Bank of Augusta v. Earle
"Bank of Augusta v. Earle" is a significant legal case that addresses the rights of foreign corporations conducting business in a state where they are not chartered. The case originated when an Alabama citizen refused to honor bills of exchange from the Bank of Augusta, arguing that an out-of-state corporation lacked the legal authority to enforce contracts within Alabama. In response, the bank asserted that corporations, much like individuals, are entitled to basic privileges and immunities in all states, which includes the right to conduct business.

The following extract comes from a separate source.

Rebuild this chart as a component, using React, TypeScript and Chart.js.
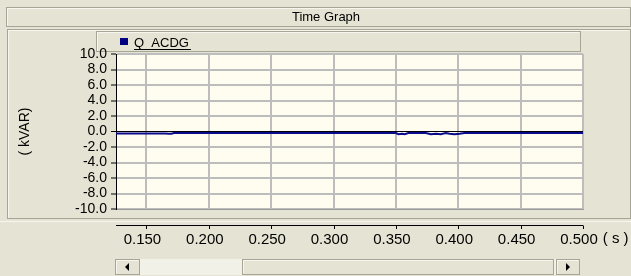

The Supreme Court, led by Chief Justice Roger Brooke Taney, ruled in favor of the bank with an 8-1 majority, emphasizing the principle of comity, which allows for mutual recognition of legal rights among states in the absence of conflicting laws. However, the ruling clarified that corporations do not possess all the rights of natural persons, leading to various state legislatures enacting laws that imposed restrictions on foreign corporations. While the decision has not been overturned, it has informed subsequent legal standards stipulating that regulations cannot unduly burden interstate commerce. This case remains a pivotal point in discussions about corporate rights and interstate business practices.
Bank of Augusta v. Earle
Date: March 9, 1839
Citation: 38 U.S. 519
Issue: Comity clause
Significance: The Supreme Court recognized that the comity clause gave corporations a conditional right to do business in other states, but it also allowed states to regulate or even prohibit such business by explicit legislation.

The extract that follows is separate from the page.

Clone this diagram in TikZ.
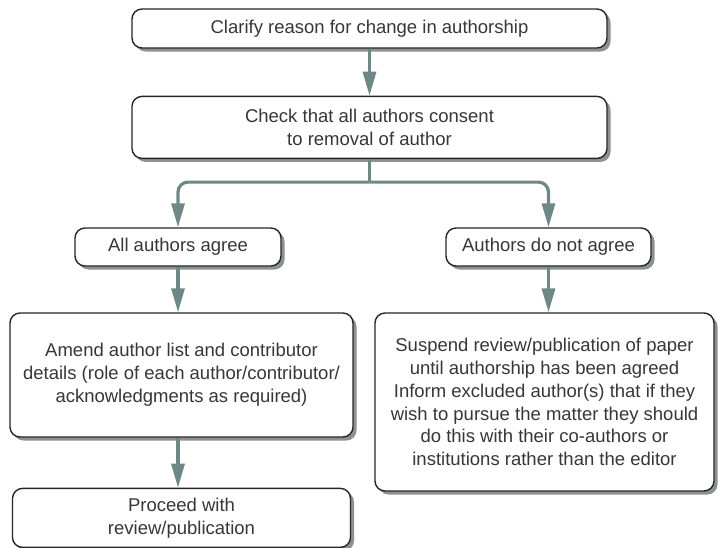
\documentclass[tikz,border=0pt]{standalone}
\usepackage{fontspec}
\setmainfont{Liberation Sans}
\usepackage{xcolor}
\usepackage{tikz}
\usetikzlibrary{arrows.meta, positioning, shadows}

\definecolor{flowgreen}{RGB}{111,136,133}
\definecolor{shadowgray}{RGB}{140,146,146}
\definecolor{textgray}{RGB}{55,55,55}

\begin{document}
\begin{tikzpicture}[
    x=1pt, y=-1pt,
    stepbox/.style={rectangle, rounded corners=10pt, draw=black!85, line width=1.4pt,
                    fill=white, align=center, text=textgray, inner sep=4pt,
                    font=\fontsize{18.5}{22.8}\selectfont,
                    drop shadow={shadow xshift=3.5pt, shadow yshift=-3.5pt,
                                 fill=shadowgray, opacity=1}},
    flow/.style={-{Triangle[length=24pt, width=13pt]}, line width=3.2pt, draw=flowgreen},
    branch/.style={flow, rounded corners=10pt}
]
\useasboundingbox (0,0) rectangle (718,547);

% Top of the chart
\node[stepbox, minimum width=475pt, minimum height=39pt] (clarify) at (369.5,28.5)
    {Clarify reason for change in authorship};
\node[stepbox, minimum width=475pt, minimum height=62pt, below=47pt of clarify] (check)
    {Check that all authors consent\\to removal of author};

% Two outcomes
\node[stepbox, minimum width=206pt, minimum height=38pt] (agree) at (178,247)
    {All authors agree};
\node[stepbox, minimum width=205pt, minimum height=38pt] (disagree) at (548.5,247)
    {Authors do not agree};

% Left branch
\node[stepbox, minimum width=343pt, minimum height=124pt] (amend) at (181.5,375)
    {Amend author list and contributor\\details (role of each author/contributor/\\acknowledgments as required)};
\node[stepbox, minimum width=338pt, minimum height=59pt, below=50pt of amend] (proceed)
    {Proceed with\\review/publication};

% Right branch
\node[stepbox, minimum width=339pt, minimum height=178pt] (suspend) at (544.5,402)
    {Suspend review/publication of paper\\until authorship has been agreed\\Inform excluded author(s) that if they\\wish to pursue the matter they should\\do this with their co-authors or\\institutions rather than the editor};

% Arrows
\draw[flow] (clarify) -- (check);
\draw[flowgreen, line width=3.2pt] (check.south) -- ++(0,23) coordinate (fork);
\draw[branch] (fork) -| (agree.north);
\draw[branch] (fork) -| (disagree.north);
\draw[flow] (agree.south) -- (agree.south |- amend.north);
\draw[flow] (agree.south |- amend.south) -- (agree.south |- proceed.north);
\draw[flow] (disagree.south) -- (disagree.south |- suspend.north);
\end{tikzpicture}
\end{document}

An Alabama citizen refused to pay the bills of exchange of an out-of-state bank on the grounds that a foreign corporation had no legal right to make and enforce contracts in Alabama. The bank responded that a corporation, like a citizen, was guaranteed basic privileges and immunities in all the states, including the right to conduct business.

Writing for an 8-1 majority, Chief Justice Roger Brooke Taney ruled in favor of the bank. The comity principle was operative in the absence of clear laws to the contrary, which was the situation in Alabama. Taney refused to recognize corporations as possessing all the rights of natural persons. Based on the Bank of Augusta principle, state legislatures enacted a great deal of legislation restricting business practices of out-of-state corporations. Although it never overturned the decision, the Supreme Court has subsequently held that regulations must not impose an undue burden on interstate commerce.